§ Written request: Work out how many lines hold "that". Give the number and nothing else.

§ Record set:
********

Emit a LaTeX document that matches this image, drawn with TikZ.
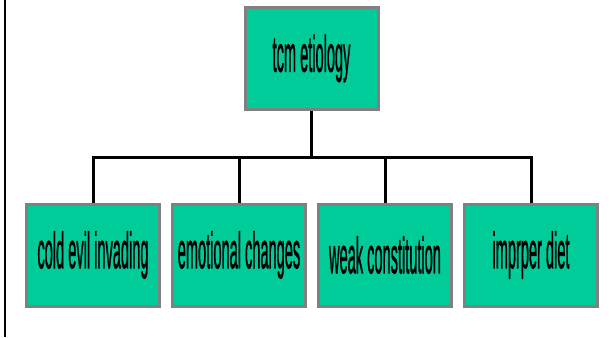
\documentclass[tikz,border=0pt]{standalone}
\usepackage{fontspec}
\setmainfont{Liberation Sans}
\newfontfamily\lblfont[FakeBold=1.5]{Liberation Sans}
\usepackage{graphicx}
\definecolor{boxgreen}{RGB}{0,204,153}
\definecolor{boxgray}{RGB}{128,128,128}
\newcommand\lbl[1]{\scalebox{0.286}[1]{\lblfont\fontsize{51}{51}\selectfont #1}}
\begin{document}
\begin{tikzpicture}[x=1pt,y=-1pt,
  box/.style={draw=boxgray, line width=3pt, fill=boxgreen,
    minimum width=133pt, minimum height=102pt, inner sep=0pt},
  link/.style={draw=black, line width=3pt}]
\useasboundingbox (0,0) rectangle (609,337);
\coordinate (lt) at (5,0);
\coordinate (lb) at (5,337);
\draw[line width=2pt] (lt) -- (lb);
\node[box] (top) at (311.5,58.5) {\lbl{tcm etiology}};
\node[box] (c1) at (93,255) {\lbl{cold evil invading}};
\node[box] (c2) at (239,255) {\lbl{emotional changes}};
\node[box] (c3) at (385,255) {\lbl{weak constitution}};
\node[box] (c4) at (531,255) {\lbl{imprper diet}};
\coordinate (bus) at (311.5,157);
\draw[link] (top.south) -- (top.south |- bus);
\draw[link] (c1.north) |- (c4.north |- bus) -- (c4.north);
\draw[link] (c2.north) -- (c2.north |- bus);
\draw[link] (c3.north) -- (c3.north |- bus);
\end{tikzpicture}
\end{document}
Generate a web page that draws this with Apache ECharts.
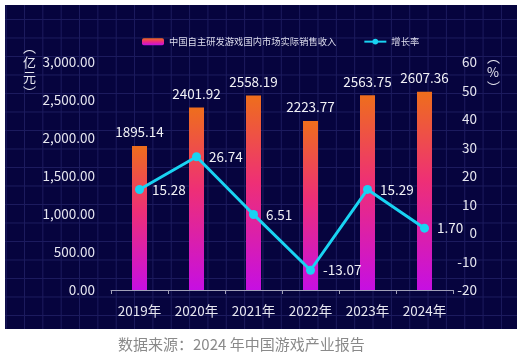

********

§ Solution for this problem: 2